JAKARTA – Kementerian Lingkungan Hidup dan Kehutanan (KLHK) menyatakan berdasarkan pantuan The ASEAN Specialised Meteorological Centre (ASMC) hingga 7 Oktober 2023 pukul 07.00 WIB dan satelit Himawari dari BMKG tanggal 7 Oktober 2023 pukul 10.00 WIB tidak terdeteksi asap lintas batas.
“Memang ada terdeteksi asap di Sumsel, Jambi, Kalsel dan Kalteng, tapi dengan arah angin Indonesia yang bertiup dari tenggara ke barat laut–utara, sehingga kemungkinan tidak ada asap lintas negara,” tegas Direktur Jenderal Pengendalian Perubahan Iklim, Lhaksmi Dhewanti pada saat media briefing di Jakarta (7/10/2023).
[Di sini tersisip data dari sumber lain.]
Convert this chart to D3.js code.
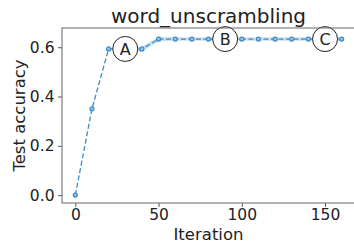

Lebih lanjut Lhaksmi menjelaskan bahwa di samping data yang bersumber dari BMKG, KLHK juga menggunakan ASMC sebagai sandingan citra peta sebaran asap, karena ASMC merupakan program kolaborasi regional di antara negara-negara anggota ASEAN. ASMC diselenggarakan di bawah Layanan Meteorologi Singapura, National Environment Agency of Singapore.
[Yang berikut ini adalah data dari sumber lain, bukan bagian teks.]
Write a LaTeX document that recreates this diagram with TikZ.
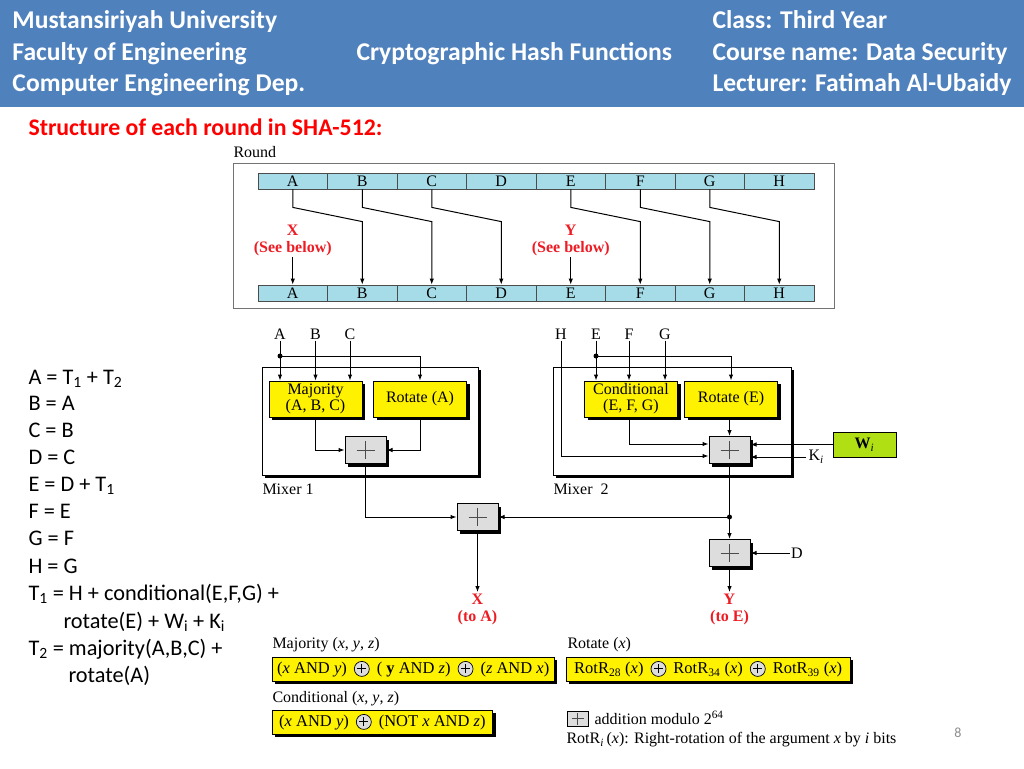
\documentclass[tikz,border=0pt]{standalone}
\usepackage{fontspec}
\setmainfont{Liberation Serif}
\newfontfamily\slidefont{Carlito}
\usepackage{tikz}
\usetikzlibrary{arrows.meta,shadows,calc}

\definecolor{headblue}{RGB}{79,129,189}
\definecolor{regblue}{RGB}{166,220,232}
\definecolor{wgreen}{RGB}{176,224,20}
\definecolor{addgray}{RGB}{221,221,221}
\definecolor{outred}{RGB}{237,28,36}
\definecolor{pagegray}{RGB}{140,140,140}

\tikzset{
  blackshadow/.style={drop shadow={shadow xshift=3pt, shadow yshift=-3pt, fill=black, opacity=1}},
  plusmark/.style={path picture={\draw[line width=0.8pt, black!70]
      (path picture bounding box.center) +(-#1,0) -- +(#1,0)
      (path picture bounding box.center) +(0,-#1) -- +(0,#1);}},
  cplusnode/.style={circle, draw, fill=addgray, line width=0.7pt, minimum size=15pt, inner sep=0pt,
    path picture={\draw[line width=1.1pt]
      (path picture bounding box.center) +(-4.5pt,0) -- +(4.5pt,0)
      (path picture bounding box.center) +(0,-4.5pt) -- +(0,4.5pt);}}
}
\newcommand{\cplus}{\hspace{3pt}\tikz[baseline={(0pt,-4.5pt)}]\node[cplusnode]{};\hspace{3pt}}

\begin{document}
\begin{tikzpicture}[x=1pt, y=-1pt, line width=1pt, >={Latex[length=6pt,width=4.5pt]},
    lbl/.style={inner sep=1pt, font=\fontsize{16}{18}\selectfont},
    redlbl/.style={inner sep=1pt, align=center, text=outred, font=\fontsize{16}{17}\selectfont\bfseries},
    reg/.style={draw=black!70, fill=regblue, line width=0.8pt, minimum width=69.5pt, minimum height=16pt,
      inner sep=0pt, font=\fontsize{16}{16}\selectfont},
    func/.style={draw, fill=yellow, minimum width=93pt, minimum height=36pt, inner sep=0pt, align=center,
      font=\fontsize{16}{16}\selectfont, blackshadow},
    adder/.style={draw, fill=addgray, minimum width=41pt, minimum height=27pt, inner sep=0pt, blackshadow, plusmark=9pt},
    mixer/.style={draw, fill=white, blackshadow},
    formula/.style={draw, fill=yellow, minimum height=24pt, inner xsep=5pt, anchor=west,
      font=\fontsize{16.5}{16.5}\selectfont, blackshadow},
    flbl/.style={inner sep=0pt, anchor=west, font=\fontsize{16}{16}\selectfont},
    slide/.style={inner sep=0pt, anchor=base west, font=\slidefont\fontsize{22.3}{26}\selectfont},
    head/.style={inner sep=0pt, anchor=base west, text=white, font=\slidefont\bfseries\fontsize{25.6}{30}\selectfont},
    dot/.style={circle, fill, inner sep=0pt, minimum size=5pt}
]
\useasboundingbox (0,0) rectangle (1024,768);

% slide header
\fill[headblue] (0,0) rectangle (1024,107);
\node[head] (uni) at (12,29) {Mustansiriyah University};
\node[head] (fac) at (12,60) {Faculty of Engineering};
\node[head] (dep) at (12,91) {Computer Engineering Dep.};
\node[head] (topic) at (356,60) {Cryptographic Hash Functions};
\node[head] (cls) at (712,29) {Class: Third Year};
\node[head] (crs) at (712,60) {Course name: Data Security};
\node[head] (lect) at (712,91) {Lecturer: Fatimah Al-Ubaidy};
\node[slide, text=red, font=\slidefont\bfseries\fontsize{23.8}{26}\selectfont] (title) at (28,135)
  {Structure of each round in SHA-512:};

% update equations
\node[slide] (eqA) at (28,384) {A = T\textsubscript{1} + T\textsubscript{2}};
\node[slide] (eqB) at (28,410.5) {B = A};
\node[slide] (eqC) at (28,437) {C = B};
\node[slide] (eqD) at (28,464.5) {D = C};
\node[slide] (eqE) at (28,491.5) {E = D + T\textsubscript{1}};
\node[slide] (eqF) at (28,518.5) {F = E};
\node[slide] (eqG) at (28,545.5) {G = F};
\node[slide] (eqH) at (28,573) {H = G};
\node[slide] (eqT1) at (28,600) {T\textsubscript{1} = H + conditional(E,F,G) +};
\node[slide] (eqT1b) at (63,628) {rotate(E) + W\textsubscript{i} + K\textsubscript{i}};
\node[slide] (eqT2) at (28,655) {T\textsubscript{2} = majority(A,B,C) +};
\node[slide] (eqT2b) at (68,682) {rotate(A)};

% round
\node[lbl, anchor=west] (roundlbl) at (232,152) {Round};
\node[draw=black!55, minimum width=601pt, minimum height=145pt, inner sep=0pt] (roundbox) at (533.5,235.5) {};
\foreach \l [count=\i] in {A,B,C,D,E,F,G,H} {
  \node[reg] (top\l) at (223.25+69.5*\i,181) {\l};
  \node[reg] (bot\l) at (223.25+69.5*\i,293) {\l};
}
\foreach \s/\t in {A/B,B/C,C/D,E/F,F/G,G/H}
  \draw[->] (top\s.south) -- ++(0,18) -- ($(bot\t.north)+(0,-63)$) -- (bot\t.north);
\node[redlbl] (seeX) at ($(topA)+(0,59)$) {X\\(See below)};
\node[redlbl] (seeY) at ($(topE)+(0,59)$) {Y\\(See below)};
\draw[->] (seeX) -- (botA.north);
\draw[->] (seeY) -- (botE.north);

% mixer 1
\node[mixer, minimum width=216pt, minimum height=108pt] (mix1) at (370,421) {};
\node[lbl, anchor=west] (mix1lbl) at (261,489) {Mixer 1};
\node[func] (maj) at (315.5,399) {Majority\\(A, B, C)};
\node[func] (rotA) at (420,399) {Rotate (A)};
\node[adder] (add1) at (365.5,450) {};
\node[lbl] (inA) at (280,334) {A};
\node[lbl] (inB) at (315.5,334) {B};
\node[lbl] (inC) at (350,334) {C};
\node[dot] (dotA) at (280,356) {};
\draw[->] (inA) -- (inA |- maj.north);
\draw[->] (inB) -- (maj.north);
\draw[->] (inC) -- (inC |- maj.north);
\draw[->] (dotA.center) -| (rotA.north);
\draw[->] (maj.south) |- (add1.west);
\draw[->] (rotA.south) |- (add1.east);

% mixer 2
\node[mixer, minimum width=238pt, minimum height=108pt] (mix2) at (672,421) {};
\node[lbl, anchor=west] (mix2lbl) at (552,489) {Mixer\ \ 2};
\node[func] (cond) at (631,399) {Conditional\\(E, F, G)};
\node[func] (rotE) at (731,399) {Rotate (E)};
\node[adder] (add2) at (729.5,450) {};
\node[lbl] (inH) at (561,334) {H};
\node[lbl] (inE) at (596,334) {E};
\node[lbl] (inF) at (629,334) {F};
\node[lbl] (inG) at (665,334) {G};
\node[dot] (dotE) at (596,356) {};
\draw[->] (inE) -- (inE |- cond.north);
\draw[->] (inF) -- (inF |- cond.north);
\draw[->] (inG) -- (inG |- cond.north);
\draw[->] (dotE.center) -| (rotE.north);
\draw[->] (cond.south -| inF) |- ($(add2.west)+(0,-6)$);
\draw[->] (add2.north |- rotE.south) -- (add2.north);
\draw[->] (inH) |- ($(add2.west)+(0,6)$);
\node[draw, fill=wgreen, minimum width=63pt, minimum height=25pt, inner sep=0pt,
  font=\fontsize{16}{16}\selectfont] (wi) at (864.5,444.5) {\textbf{W}\textsubscript{\textit{i}}};
\draw[->] (wi.west) -- (wi.west -| add2.east);
\node[lbl, anchor=west, inner sep=2pt] (ki) at (806,457) {K\textsubscript{\textit{i}}};
\draw[->] (ki.west) -- (ki.west -| add2.east);

% final adders
\node[adder] (addX) at (477.5,517) {};
\node[adder] (addY) at (729.5,553) {};
\node[dot] (dotY) at (729.5,517) {};
\draw[->] (add1.south) |- (addX.west);
\draw (add2.south) -- (dotY.center);
\draw[->] (dotY.center) -- (addX.east);
\draw[->] (dotY.center) -- (addY.north);
\node[lbl] (inD) at (797,553) {D};
\draw[->] (inD) -- (addY.east);
\node[redlbl] (outX) at (477.5,609) {X\\(to A)};
\node[redlbl] (outY) at (729.5,609) {Y\\(to E)};
\draw[->] (addX.south) -- (outX.north);
\draw[->] (addY.south) -- (outY.north);

% function definitions
\node[flbl] (majlbl) at (272,645) {Majority (\textit{x}, \textit{y}, \textit{z})};
\node[formula] (majf) at (272,669)
  {(\textit{x} AND \textit{y}) \cplus{} ( \textbf{y} AND \textit{z}) \cplus{} (\textit{z} AND \textit{x})};
\node[flbl] (rotlbl) at (567,645) {Rotate (\textit{x})};
\node[formula, inner xsep=8pt] (rotf) at (566,669)
  {RotR\textsubscript{28} (\textit{x}) \cplus{} RotR\textsubscript{34} (\textit{x}) \cplus{} RotR\textsubscript{39} (\textit{x})};
\node[flbl] (condlbl) at (272,699) {Conditional (\textit{x}, \textit{y}, \textit{z})};
\node[formula, inner xsep=7pt] (condf) at (272,722)
  {(\textit{x} AND \textit{y}) \cplus{} (NOT \textit{x} AND \textit{z})};
\node[draw, fill=addgray, minimum width=21pt, minimum height=15pt, inner sep=0pt, line width=0.8pt,
  plusmark=6pt] (legadd) at (577.5,718.5) {};
\node[flbl] (leglbl) at (594,718) {addition modulo 2\textsuperscript{64}};
\node[flbl] (rotrlbl) at (566,740)
  {RotR\textsubscript{\textit{i}}\,(\textit{x}): Right-rotation of the argument \textit{x} by \textit{i} bits};
\node[text=pagegray, font=\slidefont\fontsize{14}{14}\selectfont] (pgnum) at (958,733) {8};
\end{tikzpicture}
\end{document}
ASMC, kata Lhaksmi telah menjadi data rujukan yang digunakan seluruh anggota ASEAN. Indonesia menggunakan data ASMC dan Himawari BMKG dalam memonitor transboundary haze polution/polusi asap lintas batas dan telah konsisten dilakukan sejak 2015 hingga saat ini.
Menurut Lhaksmi, dalam konteks kerja sama Transbondary Haze Pollution, ASEAN telah membentuk ASEAN Coordinating Centre for Transboundary Haze Pollution Control (ACCTHPC) atau Pusat Koordinasi Pengendalian Pencemaran Asap Lintas Batas Tingkat Regional ASEAN.
Keberhasilan negara-negara ASEAN dalam mendirikan ACC THPC merupakan langkah awal menuju pengembangan sistem peringatan dini yang lebih inovatif, mobilisasi sumber daya yang efektif di kawasan, serta upaya yang lebih terkoordinasi antar negara anggota ASEAN.
Diketahui, KLHK melakukan berbagai upaya maksimal dalam pengendalian kebakaran hutan dan lahan (karhutla) di Indonesia. KLHK aktif mengupayakan kegiatan-kegiatan pengendalian kebakaran hutan dan lahan sejak prediksi fenomena El Nino di awal 2023.
Mulai dari upaya-upaya pencegahan, pemadaman, dan penanggulangan pasca karhutla terus ditingkatkan pada bulan September-Oktober yang diprediksi menjadi puncak musim kemarau tahun ini.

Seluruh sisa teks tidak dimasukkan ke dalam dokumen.